Dalam pidatonya, Trump pernah mengatakan:
“Mereka pikir mereka bisa menipu Amerika. Sekarang, kita yang untung. Kita kumpulkan miliaran dolar dari mereka.”
Meskipun pendapatan negara meningkat, banyak ekonom menilai bahwa beban tarif justru ditanggung oleh konsumen dan importir Amerika sendiri melalui harga barang yang lebih mahal.
Tiongkok: Sumber Terbesar Pendapatan Tarif
Tiongkok menjadi penyumbang terbesar dalam skema tarif ini. Sejak perang dagang diluncurkan, produk-produk Tiongkok dikenakan tarif hingga ratusan miliar dolar. Secara total, lebih dari 80% dari pendapatan tarif tersebut berasal dari barang impor asal Tiongkok.
Sebagai balasannya, Tiongkok juga memberlakukan tarif terhadap produk pertanian dan energi dari AS, yang memukul sektor pertanian Amerika. Untuk meredam dampaknya, pemerintahan Trump kala itu mengucurkan miliaran dolar dalam bentuk subsidi.
Dampak bagi Ekonomi Amerika
Kebijakan tarif Trump memberikan efek beragam bagi perekonomian AS:
✅ Dampak Positif:
-
Pemerintah mendapat pemasukan besar dari tarif.
-
Industri baja dan aluminium dalam negeri sempat mengalami peningkatan produksi.
-
Trump memperoleh dukungan politik dari basis pemilih industri dan pertanian.
❌ Dampak Negatif:
-
Harga barang impor naik, terutama elektronik dan bahan bangunan.
-
Ketegangan dagang berdampak pada pasar keuangan global.
-
Petani AS terdampak retaliasi negara lain, terutama Tiongkok.

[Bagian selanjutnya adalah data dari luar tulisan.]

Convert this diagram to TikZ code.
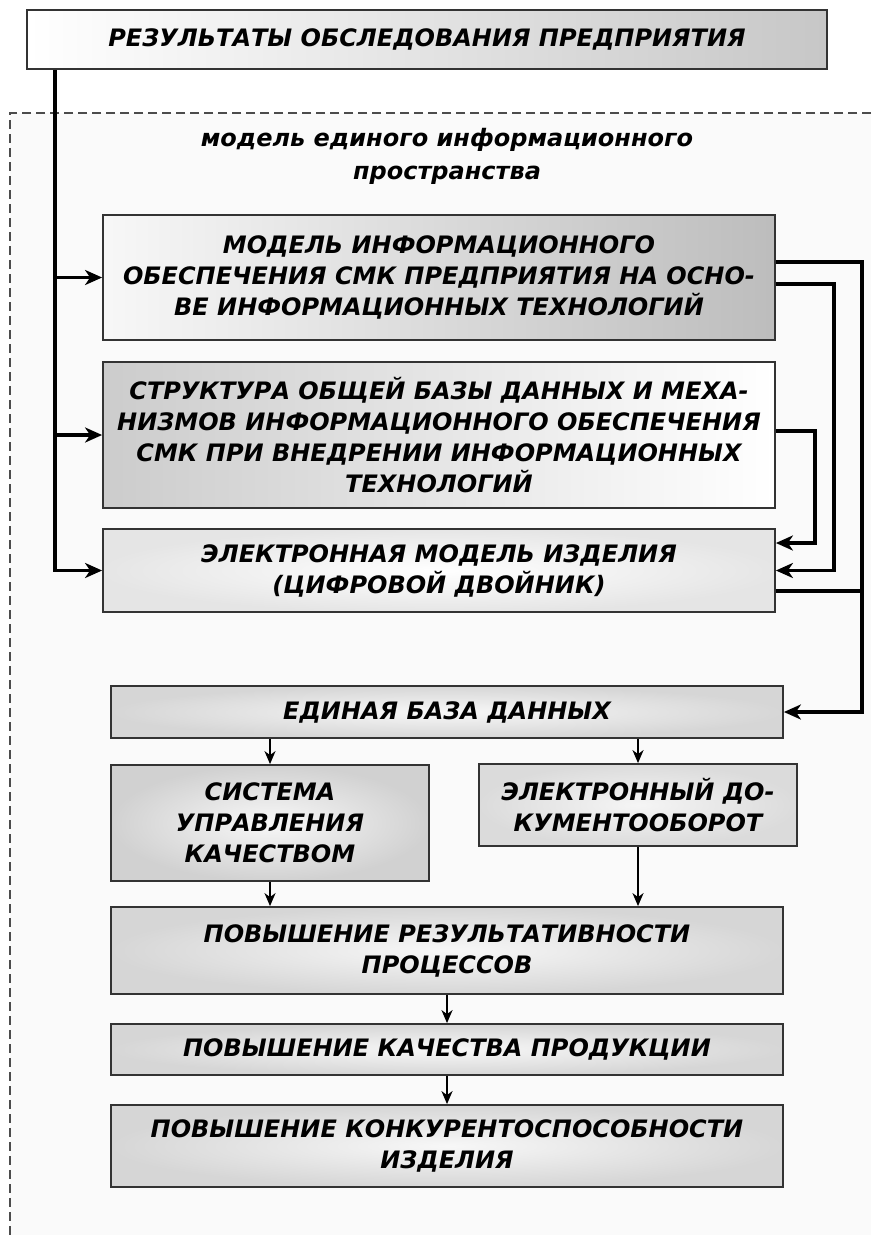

Kembali Jadi Isu Kampanye 2024–2025
Kini, ketika Trump kembali mencalonkan diri dalam pemilu presiden AS, isu tarif impor ini diangkat kembali sebagai pencapaian besar. Ia menggunakan data pendapatan tarif Rp 1.831 triliun tersebut sebagai bukti bahwa pendekatan “America First” berhasil meningkatkan kekuatan ekonomi AS.
Namun, lawan-lawan politiknya menilai bahwa kebijakan tersebut bersifat jangka pendek dan membebani masyarakat. Mereka juga menyoroti bahwa perusahaan-perusahaan Amerika akhirnya tetap membayar harga tinggi karena tarif tersebut, bukan benar-benar “membuat Tiongkok membayar”.

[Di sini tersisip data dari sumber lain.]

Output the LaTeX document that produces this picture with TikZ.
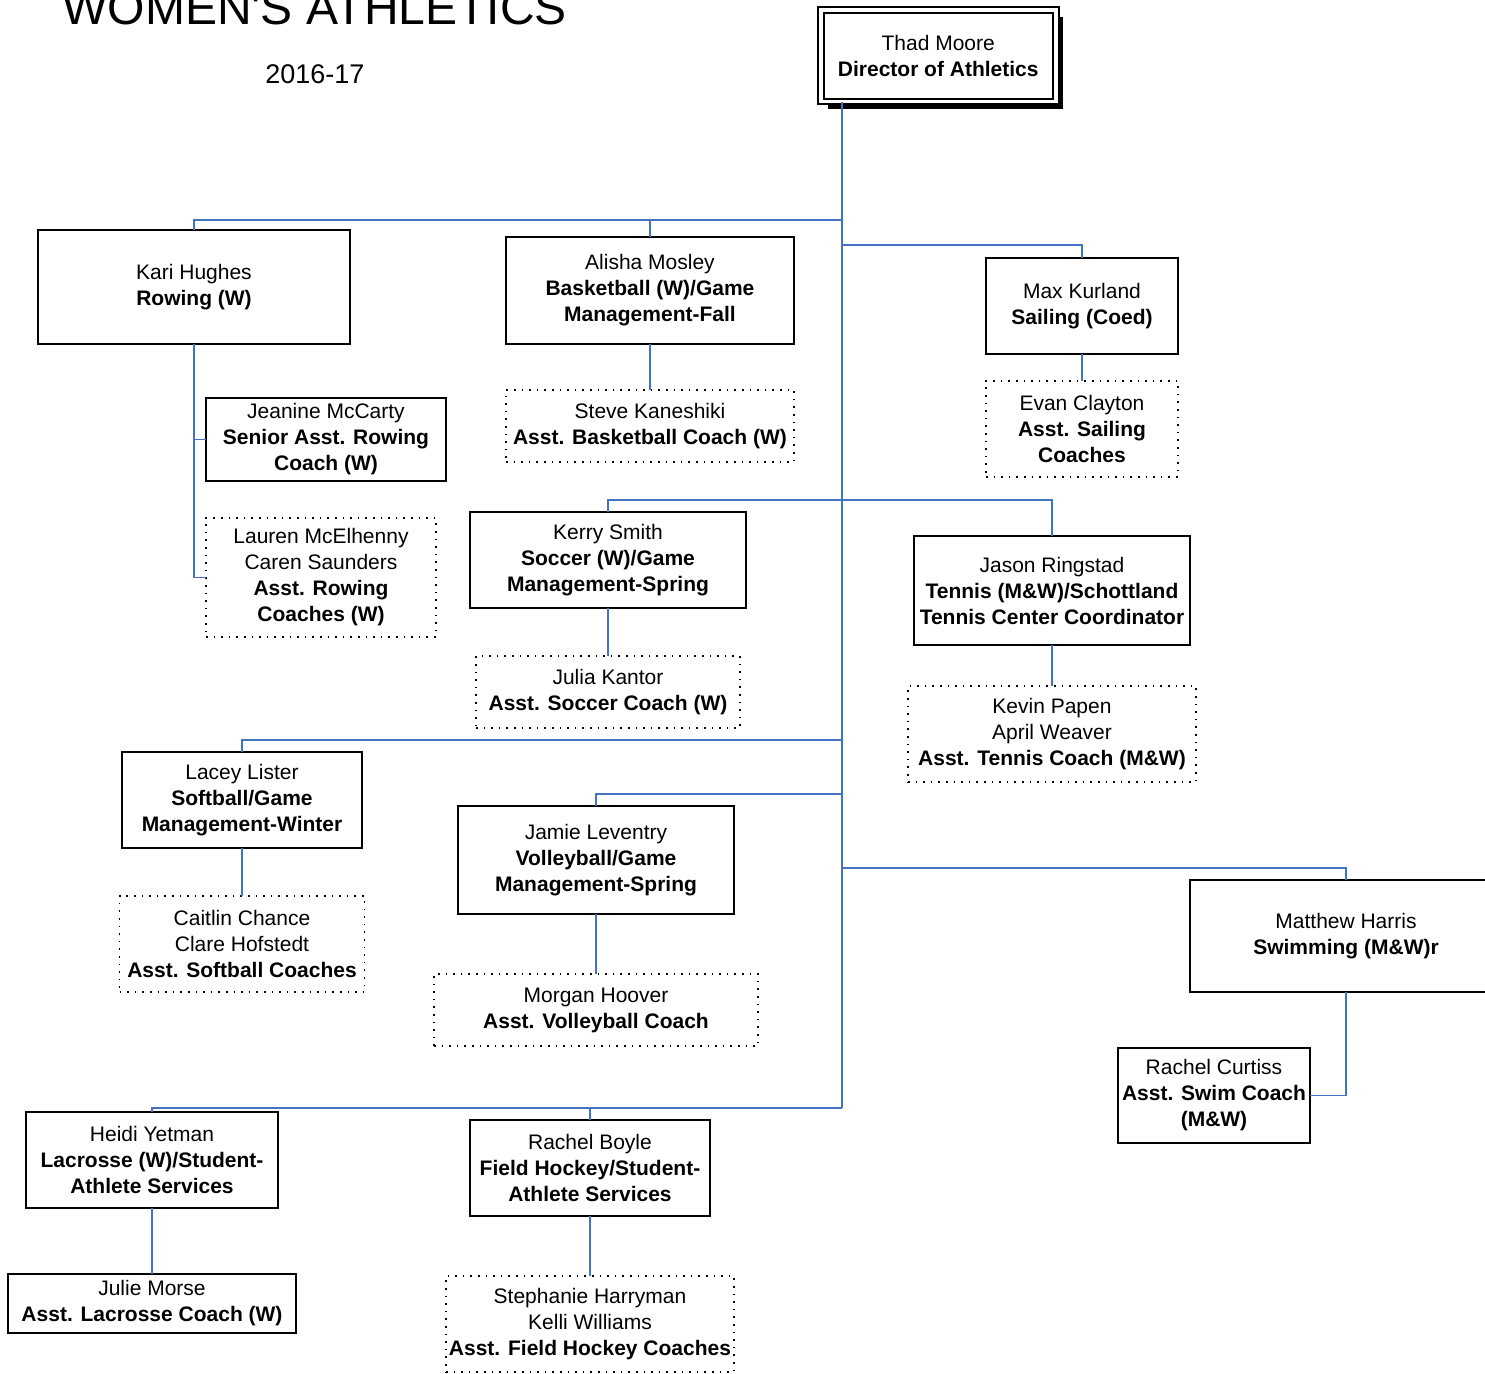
\documentclass[tikz,border=0pt]{standalone}
\usepackage{fontspec}
\setmainfont{Liberation Sans}
\usetikzlibrary{positioning, shadows}
\definecolor{linkblue}{RGB}{68,114,196}

\begin{document}
\begin{tikzpicture}[x=0.5pt, y=-0.5pt,
    person/.style={draw, line width=1pt, align=center, inner sep=0pt, outer sep=0pt, font=\fontsize{10.5}{13}\selectfont},
    assist/.style={person, line width=0.8pt, dash pattern=on 0.8pt off 3pt},
    link/.style={draw=linkblue, line width=0.9pt}]
    \useasboundingbox (0,0) rectangle (1485,1373);
    \node [anchor=base west, inner sep=0pt, font=\fontsize{24}{28}\selectfont] (title) at (62,24.5) {WOMEN\textquotesingle S ATHLETICS};
    \node [anchor=base west, inner sep=0pt, font=\fontsize{13.5}{16}\selectfont] (season) at (265,83) {2016-17};
    \node [person, double, double distance=1.75pt, fill=white, drop shadow={shadow xshift=3.5pt, shadow yshift=-3.5pt, fill=black, opacity=1}, minimum width=117.5pt, minimum height=45.75pt] (director) at (938.25,55.75) {Thad Moore\\\textbf{Director of Athletics}};

    \node [person, minimum width=156pt, minimum height=57pt] (kari) at (194,287) {Kari Hughes\\\textbf{Rowing (W)}};
    \node [person, minimum width=120pt, minimum height=41.5pt] (jeanine) at (326,439.5) {Jeanine McCarty\\\textbf{Senior Asst. Rowing}\\\textbf{Coach (W)}};
    \node [assist, minimum width=115pt, minimum height=59.5pt] (lauren) at (321,577.5) {Lauren McElhenny\\Caren Saunders\\\textbf{Asst. Rowing}\\\textbf{Coaches (W)}};

    \node [person, minimum width=144pt, minimum height=53.5pt] (alisha) at (650,290.5) {Alisha Mosley\\\textbf{Basketball (W)/Game}\\\textbf{Management-Fall}};
    \node [assist, below=23pt of alisha, minimum width=144pt, minimum height=36pt] (steve) {Steve Kaneshiki\\\textbf{Asst. Basketball Coach (W)}};

    \node [person, minimum width=96pt, minimum height=48pt] (max) at (1082,306) {Max Kurland\\\textbf{Sailing (Coed)}};
    \node [assist, below=13.5pt of max, minimum width=96pt, minimum height=48pt] (evan) {Evan Clayton\\\textbf{Asst. Sailing}\\\textbf{Coaches}};

    \node [person, minimum width=138pt, minimum height=48pt] (kerry) at (608,560) {Kerry Smith\\\textbf{Soccer (W)/Game}\\\textbf{Management-Spring}};
    \node [assist, below=24pt of kerry, minimum width=132pt, minimum height=36pt] (julia) {Julia Kantor\\\textbf{Asst. Soccer Coach (W)}};

    \node [person, minimum width=138pt, minimum height=54.5pt] (jason) at (1052,590.5) {Jason Ringstad\\\textbf{Tennis (M\&W)/Schottland}\\\textbf{Tennis Center Coordinator}};
    \node [assist, below=20.5pt of jason, minimum width=144pt, minimum height=48pt] (kevin) {Kevin Papen\\April Weaver\\\textbf{Asst. Tennis Coach (M\&W)}};

    \node [person, minimum width=120pt, minimum height=48pt] (lacey) at (242,800) {Lacey Lister\\\textbf{Softball/Game}\\\textbf{Management-Winter}};
    \node [assist, below=24pt of lacey, minimum width=122.5pt, minimum height=48pt] (caitlin) {Caitlin Chance\\Clare Hofstedt\\\textbf{Asst. Softball Coaches}};

    \node [person, minimum width=138pt, minimum height=54pt] (jamie) at (596,860) {Jamie Leventry\\\textbf{Volleyball/Game}\\\textbf{Management-Spring}};
    \node [assist, below=30pt of jamie, minimum width=162pt, minimum height=36pt] (morgan) {Morgan Hoover\\\textbf{Asst. Volleyball Coach}};

    \node [person, minimum width=156pt, minimum height=56pt] (matthew) at (1346,936) {Matthew Harris\\\textbf{Swimming (M\&W)r}};
    \node [person, minimum width=96pt, minimum height=47.5pt] (curtiss) at (1214,1095.5) {Rachel Curtiss\\\textbf{Asst. Swim Coach}\\\textbf{(M\&W)}};

    \node [person, minimum width=126pt, minimum height=48pt] (heidi) at (152,1160) {Heidi Yetman\\\textbf{Lacrosse (W)/Student-}\\\textbf{Athlete Services}};
    \node [person, below=33pt of heidi, minimum width=144pt, minimum height=29.5pt] (julie) {Julie Morse\\\textbf{Asst. Lacrosse Coach (W)}};

    \node [person, minimum width=120pt, minimum height=48pt] (boyle) at (590,1168) {Rachel Boyle\\\textbf{Field Hockey/Student-}\\\textbf{Athlete Services}};
    \node [assist, below=30pt of boyle, minimum width=144pt, minimum height=48pt] (stephanie) {Stephanie Harryman\\Kelli Williams\\\textbf{Asst. Field Hockey Coaches}};

    \coordinate (trunk) at (842,0);
    \coordinate (busA) at (842,220);
    \coordinate (busB) at (842,245);
    \coordinate (busC) at (842,500);
    \coordinate (busD) at (842,740);
    \coordinate (busE) at (842,794);
    \coordinate (busF) at (842,868);
    \coordinate (busG) at (842,1108);

    \draw [link] (director.south -| trunk) -- (busG);
    \draw [link] (kari.north) |- (busA);
    \draw [link] (alisha.north) -- (alisha.north |- busA);
    \draw [link] (max.north) |- (busB);
    \draw [link] (kari.south) |- (jeanine.west);
    \draw [link] (kari.south) |- (lauren.west);
    \draw [link] (alisha.south) -- (steve.north);
    \draw [link] (max.south) -- (evan.north);
    \draw [link] (kerry.north) |- (busC);
    \draw [link] (jason.north) |- (busC);
    \draw [link] (kerry.south) -- (julia.north);
    \draw [link] (jason.south) -- (kevin.north);
    \draw [link] (lacey.north) |- (busD);
    \draw [link] (lacey.south) -- (caitlin.north);
    \draw [link] (jamie.north) |- (busE);
    \draw [link] (jamie.south) -- (morgan.north);
    \draw [link] (matthew.north) |- (busF);
    \draw [link] (matthew.south) |- (curtiss.east);
    \draw [link] (heidi.north) |- (busG);
    \draw [link] (boyle.north) -- (boyle.north |- busG);
    \draw [link] (heidi.south) -- (julie.north);
    \draw [link] (boyle.south) -- (stephanie.north);
\end{tikzpicture}
\end{document}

Apa yang Bisa Dipelajari dari Kasus Ini?
Garissatu mencatat bahwa kebijakan tarif, bila digunakan secara selektif dan strategis, memang bisa menjadi alat negosiasi ekonomi yang efektif. Namun jika dilakukan secara masif tanpa perencanaan jangka panjang, efeknya justru bisa merugikan ekonomi nasional secara keseluruhan.
Banyak negara kini menilai ulang penggunaan tarif sebagai alat utama kebijakan dagang. Mereka mencari keseimbangan antara proteksi terhadap industri dalam negeri dan keterbukaan terhadap perdagangan global.
Kesimpulan
Donald Trump mungkin tidak “mengantongi” uang tersebut secara pribadi, namun pemerintahan yang ia pimpin berhasil menarik Rp 1.831 triliun melalui tarif impor. Hal ini menyoroti bagaimana kebijakan ekonomi bisa menjadi alat politik yang kuat-baik untuk mendapatkan dukungan publik, maupun sebagai instrumen negosiasi dalam perdagangan internasional.
Apakah langkah Trump ini akan diulang jika ia kembali terpilih? Dan bagaimana dunia merespons proteksionisme baru? Semua itu akan sangat menentukan arah ekonomi global dalam beberapa tahun ke depan.